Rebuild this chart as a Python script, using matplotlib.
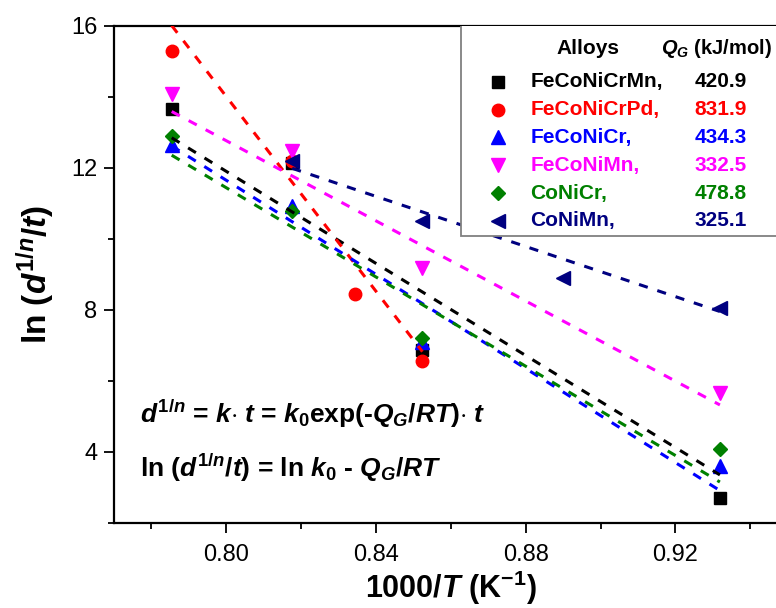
import matplotlib
matplotlib.use("Agg")
import matplotlib.pyplot as plt
from matplotlib.patches import Rectangle
from matplotlib.ticker import MultipleLocator, FormatStrFormatter

plt.rcParams["font.family"] = "Liberation Sans"
plt.rcParams["mathtext.fontset"] = "custom"
plt.rcParams["mathtext.rm"] = "Liberation Sans:bold"
plt.rcParams["mathtext.it"] = "Liberation Sans:bold:italic"
plt.rcParams["mathtext.bf"] = "Liberation Sans:bold"

# 1000/T values
x_four = [0.7854, 0.8176, 0.8524, 0.9319]
x_pd = [0.7854, 0.8176, 0.8345, 0.8524]
x_conimn = [0.8176, 0.8524, 0.8899, 0.9319]

# ln(d^(1/n)/t)
y_fecocrmn = [13.64, 12.12, 6.88, 2.70]
y_fecocrpd = [15.29, 12.20, 8.43, 6.57]
y_fecocr = [12.63, 10.92, 7.09, 3.61]
y_feconimn = [14.08, 12.47, 9.17, 5.67]
y_conicr = [12.89, 10.78, 7.21, 4.08]
y_conimn = [12.19, 10.50, 8.89, 8.04]

# dashed fit lines (end points)
fit_x_four = [0.7854, 0.9319]
fit_x_pd = [0.7854, 0.8524]
fit_x_conimn = [0.8176, 0.9319]
fit_fecocrmn = [12.84, 3.35]
fit_fecocrpd = [16.0, 6.82]
fit_fecocr = [12.61, 2.91]
fit_feconimn = [13.58, 5.32]
fit_conicr = [12.35, 3.15]
fit_conimn = [11.98, 7.95]

alloys = ["FeCoNiCrMn", "FeCoNiCrPd", "FeCoNiCr", "FeCoNiMn", "CoNiCr", "CoNiMn"]
q_values = ["420.9", "831.9", "434.3", "332.5", "478.8", "325.1"]

series = [
    (x_four, y_fecocrmn, fit_x_four, fit_fecocrmn),
    (x_pd, y_fecocrpd, fit_x_pd, fit_fecocrpd),
    (x_four, y_fecocr, fit_x_four, fit_fecocr),
    (x_four, y_feconimn, fit_x_four, fit_feconimn),
    (x_four, y_conicr, fit_x_four, fit_conicr),
    (x_conimn, y_conimn, fit_x_conimn, fit_conimn),
]
colors = ["#000000", "#ff0000", "#0000ff", "#ff00ff", "#008000", "#000080"]
markers = ["s", "o", "^", "v", "D", "<"]
msizes = [8, 9, 10.5, 10.5, 7.5, 10]

fig = plt.figure(figsize=(7.76, 6.08), dpi=100)
ax = fig.add_axes([0.147, 0.140, 0.868, 0.818])

for (xs, ys, fx, fy), c, m, ms in zip(series, colors, markers, msizes):
    ax.plot(xs, ys, linestyle="none", marker=m, ms=ms, color=c, zorder=2)
    ax.plot(fx, fy, color=c, lw=2.2, dashes=(3, 3.3), zorder=3)

ax.set_xlim(0.77, 0.95)
ax.set_ylim(2, 16)
ax.set_xticks([0.80, 0.84, 0.88, 0.92])
ax.set_yticks([4, 8, 12, 16])
ax.xaxis.set_minor_locator(MultipleLocator(0.02))
ax.yaxis.set_minor_locator(MultipleLocator(2))
ax.xaxis.set_major_formatter(FormatStrFormatter("%.2f"))
ax.tick_params(which="major", direction="out", length=7, width=1.3, labelsize=17, pad=5)
ax.tick_params(axis="x", which="major", pad=8)
ax.tick_params(which="minor", direction="out", length=4, width=1.3)
for sp in ax.spines.values():
    sp.set_linewidth(1.6)

ax.set_xlabel("1000/$T$ (K$^{-1}$)", fontsize=22, fontweight="bold", labelpad=2)
ax.set_ylabel("ln ($d^{1/n}$/$t$)", fontsize=24, fontweight="bold", labelpad=10)

# legend table
ax.add_patch(Rectangle((0.515, 0.577), 0.6, 0.5, transform=ax.transAxes,
                       facecolor="white", edgecolor="#808080", lw=1.3, zorder=4))
ax.text(0.704, 0.953, "Alloys", transform=ax.transAxes, fontsize=15,
        fontweight="bold", ha="center", va="center", zorder=5)
ax.text(0.812, 0.953, "$Q_G$ (kJ/mol)", transform=ax.transAxes, fontsize=14.5,
        fontweight="bold", ha="left", va="center", zorder=5)
for i, (name, q, c, m, ms) in enumerate(zip(alloys, q_values, colors, markers, msizes)):
    yy = 0.887 - 0.056 * i
    ax.plot([0.570], [yy], marker=m, ms=ms, color=c, transform=ax.transAxes,
            clip_on=False, zorder=5)
    ax.text(0.618, yy, name + ",", transform=ax.transAxes, fontsize=15,
            fontweight="bold", color=c, ha="left", va="center", zorder=5)
    ax.text(0.901, yy, q, transform=ax.transAxes, fontsize=15,
            fontweight="bold", color=c, ha="center", va="center", zorder=5)

ax.text(0.0386, 0.201, r"$d^{1/n}$ = $k$$\cdot$ $t$ = $k_0$exp(-$Q_G$/$RT$)$\cdot$ $t$",
        transform=ax.transAxes, fontsize=19, fontweight="bold", va="baseline")
ax.text(0.0386, 0.0925, r"ln ($d^{1/n}$/$t$) = ln $k_0$ - $Q_G$/$RT$",
        transform=ax.transAxes, fontsize=19, fontweight="bold", va="baseline")

fig.savefig("out.png", dpi=100)
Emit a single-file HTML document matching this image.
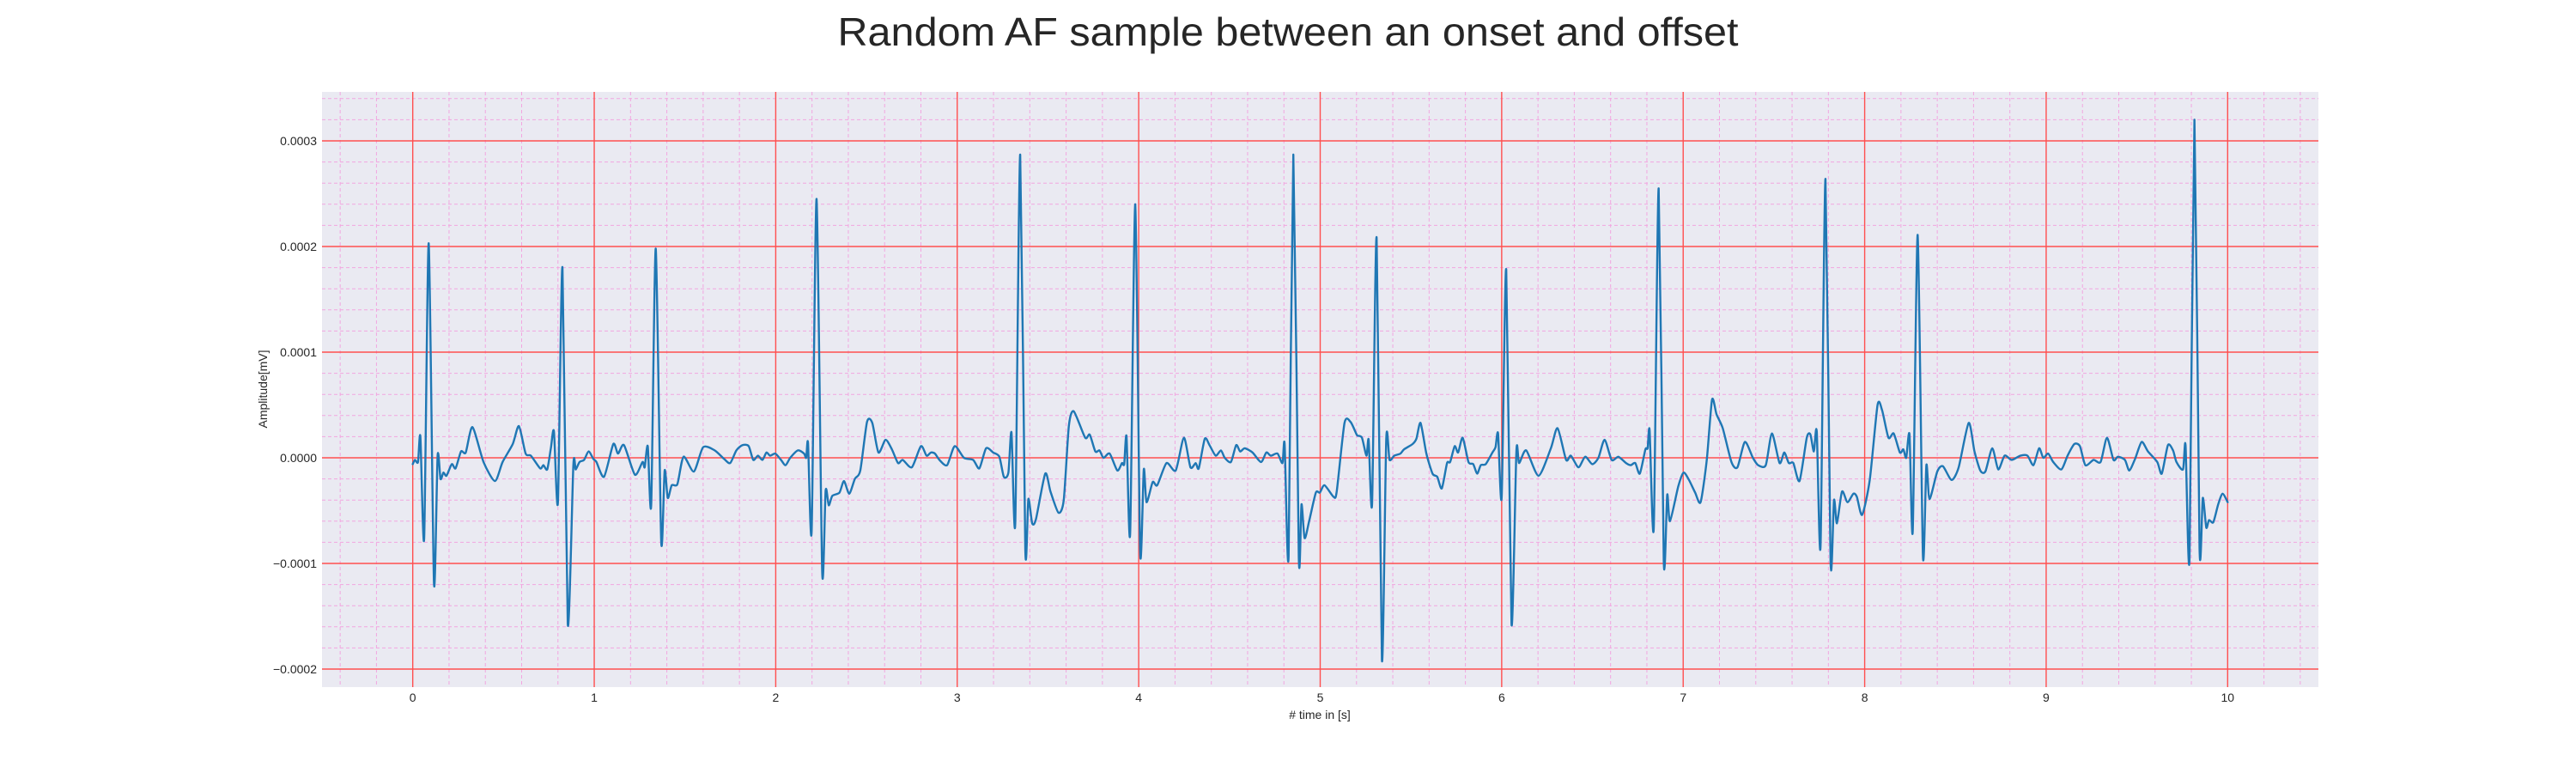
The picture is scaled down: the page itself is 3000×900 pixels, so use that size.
<!DOCTYPE html>
<html><head><meta charset="utf-8"><title>Random AF sample</title>
<style>html,body{margin:0;padding:0;background:#fff;}svg{display:block;font-family:"Liberation Sans",sans-serif;}</style>
</head><body>
<svg id="chart" width="3000" height="900" viewBox="0 0 3000 900" xmlns="http://www.w3.org/2000/svg">
<rect x="0" y="0" width="3000" height="900" fill="#ffffff"/>
<text x="1500" y="53" text-anchor="middle" font-size="46" fill="#262626" textLength="1049" lengthAdjust="spacingAndGlyphs">Random AF sample between an onset and offset</text>
<rect x="375" y="107" width="2325" height="693" fill="#eaeaf2"/>
<g id="minor-grid"></g>
<g id="major-grid"></g>
<g id="series"></g>
<g id="ticks"></g>
<text x="1537" y="837" text-anchor="middle" font-size="14" fill="#262626"># time in [s]</text>
<text x="0" y="0" transform="translate(311,453) rotate(-90)" text-anchor="middle" font-size="14" fill="#262626">Amplitude[mV]</text>
</svg>
<script>
const xTicks = [0,1,2,3,4,5,6,7,8,9,10];
const yTicks = [0.0003,0.0002,0.0001,0,-0.0001,-0.0002];
const yTickLabels = ["0.0003","0.0002","0.0001","0.0000","\u22120.0001","\u22120.0002"];
const times = [0,0.012,0.029,0.042,0.063,0.088,0.117,0.137,0.153,0.169,0.186,0.215,0.236,0.266,0.292,0.329,0.39,0.453,0.495,0.551,0.585,0.622,0.651,0.702,0.72,0.741,0.761,0.778,0.8,0.825,0.854,0.885,0.898,0.919,0.944,0.969,0.995,1.012,1.054,1.105,1.131,1.164,1.224,1.266,1.278,1.295,1.314,1.339,1.369,1.388,1.405,1.427,1.458,1.492,1.549,1.6,1.664,1.715,1.749,1.783,1.817,1.851,1.876,1.902,1.927,1.949,1.969,1.998,2.029,2.054,2.08,2.122,2.156,2.168,2.178,2.198,2.225,2.256,2.275,2.292,2.312,2.351,2.376,2.405,2.436,2.466,2.503,2.532,2.566,2.605,
2.64,2.674,2.7,2.75,2.8,2.831,2.855,2.877,2.902,2.944,2.986,3.037,3.088,3.122,3.159,3.198,3.232,3.257,3.282,3.299,3.32,3.347,3.375,3.392,3.413,3.434,3.485,3.514,3.558,3.587,3.615,3.642,3.705,3.73,3.761,3.784,3.806,3.84,3.882,3.908,3.92,3.933,3.953,3.981,4.008,4.028,4.043,4.077,4.102,4.153,4.204,4.249,4.285,4.314,4.331,4.364,4.39,4.424,4.453,4.474,4.508,4.537,4.559,4.584,4.627,4.674,4.703,4.728,4.765,4.792,4.804,4.826,4.852,4.882,4.897,4.914,4.939,4.976,4.998,5.024,5.074,5.091,5.134,5.167,5.198,
5.205,5.23,5.255,5.267,5.286,5.311,5.34,5.364,5.382,5.408,5.442,5.462,5.509,5.53,5.553,5.585,5.619,5.645,5.67,5.699,5.716,5.741,5.76,5.785,5.817,5.843,5.865,5.885,5.912,5.949,5.966,5.98,6.0,6.025,6.054,6.081,6.096,6.135,6.203,6.271,6.308,6.355,6.381,6.423,6.46,6.499,6.533,6.567,6.606,6.643,6.685,6.711,6.736,6.761,6.792,6.804,6.815,6.838,6.865,6.893,6.912,6.927,6.973,7.002,7.032,7.066,7.096,7.13,7.159,7.184,7.218,7.266,7.299,7.34,7.384,7.413,7.455,7.489,7.531,7.557,7.582,7.607,7.641,
7.681,7.701,7.72,7.736,7.757,7.784,7.812,7.831,7.847,7.875,7.905,7.938,7.957,7.986,8.028,8.071,8.096,8.131,8.16,8.194,8.213,8.229,8.247,8.265,8.292,8.321,8.34,8.357,8.4,8.431,8.479,8.518,8.573,8.605,8.637,8.665,8.703,8.736,8.771,8.81,8.858,8.897,8.93,8.961,8.984,9.011,9.039,9.084,9.118,9.155,9.186,9.216,9.261,9.3,9.335,9.371,9.395,9.434,9.458,9.49,9.526,9.561,9.612,9.637,9.671,9.699,9.718,9.754,9.768,9.79,9.817,9.845,9.863,9.882,9.897,9.921,9.948,9.972,10.0];
const amplitudes = [-0.06e-4,-0.02e-4,-0.04e-4,0.20e-4,-0.76e-4,2.03e-4,-1.19e-4,0.02e-4,-0.20e-4,-0.14e-4,-0.17e-4,-0.06e-4,-0.10e-4,0.06e-4,0.05e-4,0.29e-4,-0.04e-4,-0.22e-4,-0.04e-4,0.13e-4,0.30e-4,0.04e-4,0.02e-4,-0.10e-4,-0.07e-4,-0.11e-4,0.09e-4,0.25e-4,-0.42e-4,1.80e-4,-1.57e-4,-0.07e-4,-0.11e-4,-0.04e-4,-0.02e-4,0.06e-4,-0.01e-4,-0.04e-4,-0.18e-4,0.13e-4,0.04e-4,0.12e-4,-0.16e-4,-0.04e-4,-0.09e-4,0.11e-4,-0.44e-4,1.98e-4,-0.79e-4,-0.12e-4,-0.38e-4,-0.26e-4,-0.25e-4,0.01e-4,-0.13e-4,0.10e-4,0.07e-4,-0.01e-4,-0.05e-4,0.07e-4,0.12e-4,0.11e-4,-0.02e-4,0.02e-4,-0.02e-4,0.05e-4,0.02e-4,0.04e-4,-0.02e-4,-0.07e-4,0,0.07e-4,0.04e-4,0,0.14e-4,-0.69e-4,2.45e-4,-1.08e-4,-0.31e-4,-0.45e-4,-0.36e-4,-0.33e-4,-0.22e-4,-0.34e-4,-0.20e-4,-0.12e-4,0.34e-4,0.33e-4,0.05e-4,0.17e-4,
0.08e-4,-0.05e-4,-0.02e-4,-0.09e-4,0.11e-4,0.02e-4,0.05e-4,0.04e-4,-0.02e-4,-0.07e-4,0.11e-4,0,-0.02e-4,-0.10e-4,0.09e-4,0.05e-4,0.01e-4,-0.18e-4,-0.14e-4,0.24e-4,-0.61e-4,2.87e-4,-0.86e-4,-0.39e-4,-0.62e-4,-0.58e-4,-0.15e-4,-0.32e-4,-0.52e-4,-0.40e-4,0.30e-4,0.44e-4,0.19e-4,0.22e-4,0.06e-4,0.07e-4,0,0.04e-4,-0.12e-4,-0.05e-4,-0.06e-4,0.20e-4,-0.71e-4,2.40e-4,-0.90e-4,-0.11e-4,-0.42e-4,-0.23e-4,-0.26e-4,-0.05e-4,-0.12e-4,0.19e-4,-0.09e-4,-0.05e-4,-0.10e-4,0.18e-4,0.12e-4,0.02e-4,0.07e-4,0,-0.04e-4,0.12e-4,0.06e-4,0.09e-4,0.05e-4,-0.04e-4,0.05e-4,0.02e-4,0.04e-4,-0.05e-4,0.13e-4,-0.93e-4,2.87e-4,-0.94e-4,-0.44e-4,-0.76e-4,-0.60e-4,-0.33e-4,-0.33e-4,-0.26e-4,-0.37e-4,-0.32e-4,0.33e-4,0.34e-4,0.23e-4,
0.21e-4,0.19e-4,0.02e-4,0.17e-4,-0.43e-4,2.08e-4,-1.91e-4,0.18e-4,-0.02e-4,0.02e-4,0.04e-4,0.08e-4,0.13e-4,0.18e-4,0.33e-4,0.04e-4,-0.15e-4,-0.18e-4,-0.29e-4,-0.05e-4,-0.04e-4,0.11e-4,0.05e-4,0.19e-4,-0.04e-4,-0.06e-4,-0.15e-4,-0.07e-4,-0.06e-4,0.05e-4,0.10e-4,0.23e-4,-0.37e-4,1.78e-4,-1.57e-4,0.06e-4,-0.05e-4,0.07e-4,-0.17e-4,0.09e-4,0.28e-4,-0.02e-4,0.02e-4,-0.09e-4,0.01e-4,-0.06e-4,0,0.17e-4,-0.02e-4,0.01e-4,-0.05e-4,-0.07e-4,-0.05e-4,-0.15e-4,0.08e-4,0.09e-4,0.26e-4,-0.66e-4,2.55e-4,-0.98e-4,-0.35e-4,-0.60e-4,-0.27e-4,-0.14e-4,-0.21e-4,-0.33e-4,-0.42e-4,-0.02e-4,0.55e-4,0.41e-4,0.28e-4,-0.04e-4,-0.09e-4,0.15e-4,0,-0.07e-4,-0.07e-4,0.23e-4,-0.05e-4,0.05e-4,-0.05e-4,-0.05e-4,-0.22e-4,
0.19e-4,0.22e-4,0.06e-4,0.25e-4,-0.83e-4,2.64e-4,-0.98e-4,-0.40e-4,-0.62e-4,-0.32e-4,-0.42e-4,-0.34e-4,-0.37e-4,-0.54e-4,-0.21e-4,0.50e-4,0.45e-4,0.19e-4,0.23e-4,0.05e-4,0.08e-4,0,0.22e-4,-0.69e-4,2.11e-4,-0.93e-4,-0.07e-4,-0.39e-4,-0.13e-4,-0.08e-4,-0.21e-4,-0.09e-4,0.33e-4,0.06e-4,-0.12e-4,-0.13e-4,0.09e-4,-0.11e-4,0.02e-4,-0.02e-4,0.02e-4,0.02e-4,-0.07e-4,0.09e-4,0,0.04e-4,-0.04e-4,-0.11e-4,0.02e-4,0.13e-4,0.11e-4,-0.07e-4,-0.02e-4,-0.04e-4,0.19e-4,-0.02e-4,0.01e-4,-0.02e-4,-0.12e-4,-0.01e-4,0.15e-4,0.06e-4,-0.04e-4,-0.15e-4,0.12e-4,0.07e-4,-0.04e-4,-0.11e-4,0.12e-4,-0.95e-4,3.20e-4,-0.85e-4,-0.38e-4,-0.66e-4,-0.59e-4,-0.61e-4,-0.44e-4,-0.34e-4,-0.42e-4];

const NS = "http://www.w3.org/2000/svg";
const X0 = 375, X1 = 2700, Y0 = 107, Y1 = 800;
const xMin = -0.5, xMax = 10.5;
const yMin = -0.00021707, yMax = 0.00034634;
function xs(t){ return X0 + (t - xMin) / (xMax - xMin) * (X1 - X0); }
function ys(v){ return Y1 - (v - yMin) / (yMax - yMin) * (Y1 - Y0); }
function mk(tag, attrs, parent){
  const el = document.createElementNS(NS, tag);
  for (const k in attrs) el.setAttribute(k, attrs[k]);
  parent.appendChild(el);
  return el;
}
const minorG = document.getElementById('minor-grid');
const majorG = document.getElementById('major-grid');
const seriesG = document.getElementById('series');
const ticksG = document.getElementById('ticks');

for (let i = -2; i <= 52; i++) {
  const t = i * 0.2;
  if (i % 5 === 0) continue;
  const x = xs(t);
  if (x < X0 || x > X1) continue;
  const l = mk('line', {x1:x, x2:x, y1:Y0, y2:Y1, stroke:'#f2a6e0', 'stroke-width':1, 'stroke-dasharray':'4,3'}, minorG);
  
  
}
for (let i = -11; i <= 17; i++) {
  if (i % 5 === 0) continue;
  const y = ys(i * 0.00002);
  if (y < Y0 || y > Y1) continue;
  const l = mk('line', {x1:X0, x2:X1, y1:y, y2:y, stroke:'#f2a6e0', 'stroke-width':1, 'stroke-dasharray':'4,3'}, minorG);
  
  
}
xTicks.forEach(function(t){
  const x = xs(t);
  const l = mk('line', {x1:x, x2:x, y1:Y0, y2:Y1, stroke:'#ff4f4f', 'stroke-width':1.4}, majorG);
  
  
  const tx = mk('text', {x:x, y:817, 'text-anchor':'middle', 'font-size':14, fill:'#262626'}, ticksG);
  tx.textContent = String(t);
  
  
});
yTicks.forEach(function(v, i){
  const y = ys(v);
  const l = mk('line', {x1:X0, x2:X1, y1:y, y2:y, stroke:'#ff4f4f', 'stroke-width':1.4}, majorG);
  
  
  const tx = mk('text', {x:369, y:y + 5, 'text-anchor':'end', 'font-size':14, fill:'#262626'}, ticksG);
  tx.textContent = yTickLabels[i];
  
  
});
// smoothed series (Catmull-Rom, low tension)
const px = times.map(xs), py = amplitudes.map(ys);
const k = 0.12;
let d = 'M' + px[0].toFixed(2) + ',' + py[0].toFixed(2);
for (let i = 0; i < px.length - 1; i++) {
  const i0 = Math.max(0, i - 1), i3 = Math.min(px.length - 1, i + 2);
  const c1x = px[i] + (px[i+1] - px[i0]) * k, c1y = py[i] + (py[i+1] - py[i0]) * k;
  const c2x = px[i+1] - (px[i3] - px[i]) * k, c2y = py[i+1] - (py[i3] - py[i]) * k;
  d += 'C' + c1x.toFixed(2) + ',' + c1y.toFixed(2) + ' ' + c2x.toFixed(2) + ',' + c2y.toFixed(2) + ' ' + px[i+1].toFixed(2) + ',' + py[i+1].toFixed(2);
}
const path = mk('path', {d:d, fill:'none', stroke:'#1f77b4', 'stroke-width':2.4, 'stroke-linejoin':'round', 'stroke-linecap':'round'}, seriesG);


</script>
</body></html>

**Exercise details**
From the top of the listing above, repeat each line exactly until you reach the line containing "y_conimn = [12.19, 10.50, 8.89, 8.04]", and repeat that one too. Leave the pictures out.

**Solved problem**
Rebuild this chart as a Python script, using matplotlib.
import matplotlib
matplotlib.use("Agg")
import matplotlib.pyplot as plt
from matplotlib.patches import Rectangle
from matplotlib.ticker import MultipleLocator, FormatStrFormatter

plt.rcParams["font.family"] = "Liberation Sans"
plt.rcParams["mathtext.fontset"] = "custom"
plt.rcParams["mathtext.rm"] = "Liberation Sans:bold"
plt.rcParams["mathtext.it"] = "Liberation Sans:bold:italic"
plt.rcParams["mathtext.bf"] = "Liberation Sans:bold"

# 1000/T values
x_four = [0.7854, 0.8176, 0.8524, 0.9319]
x_pd = [0.7854, 0.8176, 0.8345, 0.8524]
x_conimn = [0.8176, 0.8524, 0.8899, 0.9319]

# ln(d^(1/n)/t)
y_fecocrmn = [13.64, 12.12, 6.88, 2.70]
y_fecocrpd = [15.29, 12.20, 8.43, 6.57]
y_fecocr = [12.63, 10.92, 7.09, 3.61]
y_feconimn = [14.08, 12.47, 9.17, 5.67]
y_conicr = [12.89, 10.78, 7.21, 4.08]
y_conimn = [12.19, 10.50, 8.89, 8.04]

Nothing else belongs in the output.